A magpie greeted me; the resident fluffy dog gave me some attention (and vice versa); swans paced the lawn; galahs cheered and chased each other over the vineyard. The sky was mostly cloudy with glimpses of sun. It was hard to imagine a better setting in which to enjoy my beef pie and sparkling cider.

I hoped it would give me energy, because I had to maintain a moderate pace. Leaving the vineyard at 11:40, I had three hours and twenty minutes to get to Cape Willoughby. Eighteen kilometers at 11 minutes each would give me two minutes to register for the tour. And I wasn't sure whether it was a true 18 kilometers, because Google Maps doesn't show fractions of a kilometer unless the distance is under ten. It could have been 17.01 kilometers or 17.5 or 18 or 18.99, depending on whether the app was rounding off or rounding up or truncating. That's a pretty big spectrum of possibility.

I kept most of my walk under 11 minutes per kilometer and made up some time, though today, for the first time on Kangaroo Island, my toes felt sore. The roadway was sharp except for a flatter surface near its crown; I usually took to that but had to move over whenever a car came by.

The lighthouse suddenly appeared far away when I reached the top of a hill. It was only 2:20. Surely I could make it down in 40 minutes! But the distance was deceiving. The descent was gradual, and it took a full half-hour.

The lighthouse stands just seaward of three cottages, which used to be the homes of the resident lighthouse keepers until everything went automatic in 1992. One of the cottages is now the visitor's center. The other two can be rented, and one of those, Seymour Cottage, would be my home for the night.

I made it in time for the tour, though it wasn't Bridgette who led it. But she had heard of my coming, and at her request today's guide presented me with a booklet of island walks. He took ten of us up the lighthouse's 102 stairs and explained its history as South Australia's oldest lighthouse.

It was built in 1849-1852 of granite quarried from Devil's Kitchen, just below. Its construction was expensive, so naturally they went for the cheapest light they could: triple parabolic reflectors powered by burning oil from seals, dolphins, and the like. The original lantern assembly weighed 5½ tons and the beam could be seen from 50 kilometers away. The lantern has changed a few times since then; today's is an LED assembly visible only from up to 20 kilometers -- about the distance to the mainland.
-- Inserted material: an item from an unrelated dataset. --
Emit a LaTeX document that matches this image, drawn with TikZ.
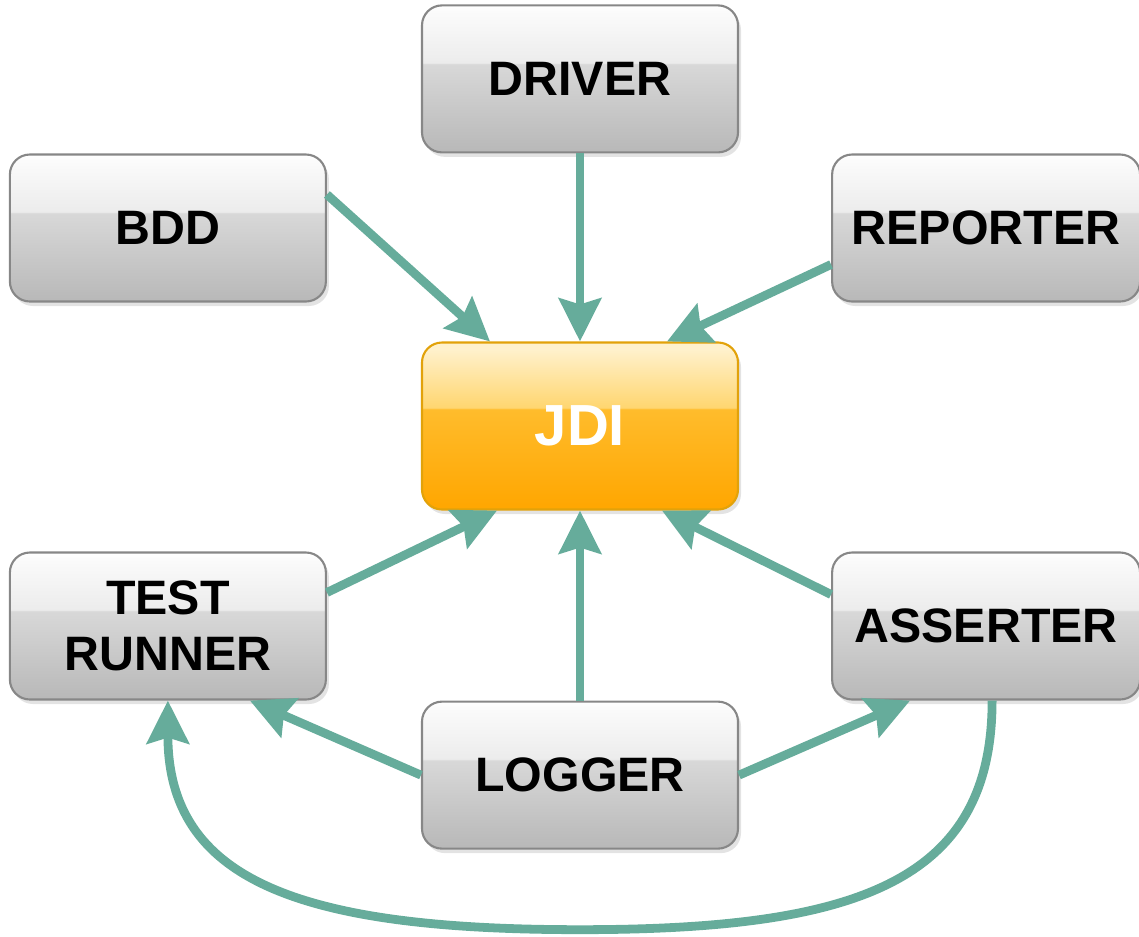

When Father Kelly came by the lighthouse, of course, it was still tended to by an onsite lighthouse keeper, Phil Dent at the time. He knew of Father Kelly's approach but managed to miss him walking along the coast a few kilometers out. That may not have been such a bad thing, because that was the day Father Kelly sat on the ants' nest at lunchtime. "Phil would have been puzzled -- even amazed -- had he seen the wild uninhibited strip-dance that followed."

"Is anyone staying in the other cottage tonight?" I asked after the tour.

"Yes, there's a group staying there. You'll have company."

"That's not such a bad thing. This might be an eerie place to spend the night alone."

The staff and the other visitors departed, so, for a while at least, I was left alone with the magpies and the kangaroos. A storm came through, with rain and wind -- not a "Kona wind," as old-timers describe gales of the sort that capsized the Kona schooner just north of here in 1917, but enough to rattle the windows of Seymour Cottage.

When it passed, and the sun peeked out below the clouds just before sunset, I took a walk down the hill to admire the cliffs to the north and the lighthouse from below. The original cluster of buildings supporting the lighthouse was here, until the cottages were built beside the lighthouse to eliminate the keepers' need to walk up the hill so often.

They've turned Seymour Cottage into an appealing, rambling guesthouse. I had trouble finding the toilet. The walls, painted a color that I'd market as My Grandmother's Beige, sported photos of shipwrecks and lighthouses. The kitchen drawers opened clunkily but all the necessities were there. The brass light switches looked like originals from a century ago, when the house was built. Some of the lamps were lighthouse-shaped.

The blue couches in the living room were comfortable to sink into. Models of ships sat upon the mantel. A chest contained a volume of "The Illustrated Encyclopedia of Animal Life" (1961 edition), the children's book "The Giraffe in Pepperell Street" (written in 1978 by Robin Klein, "a busy housewife who lives with her husband and four children in Melbourne"), and Scrabble and Jenga sets.

Thanks to the young offspring of the owner of last night's bed and breakfast, both the bed and the breakfast were provided in my room and not in communal spaces. I took the bread with me today, and it was perfect for accompanying the Petite Provence pickles and the French onion soup made from the mix I'd bought in Vivonne Bay. The windows kept rattling, but less so.

I am not certain the other cottage ever received its guests tonight. Perhaps I am meant to tend the lighthouse alone until morning.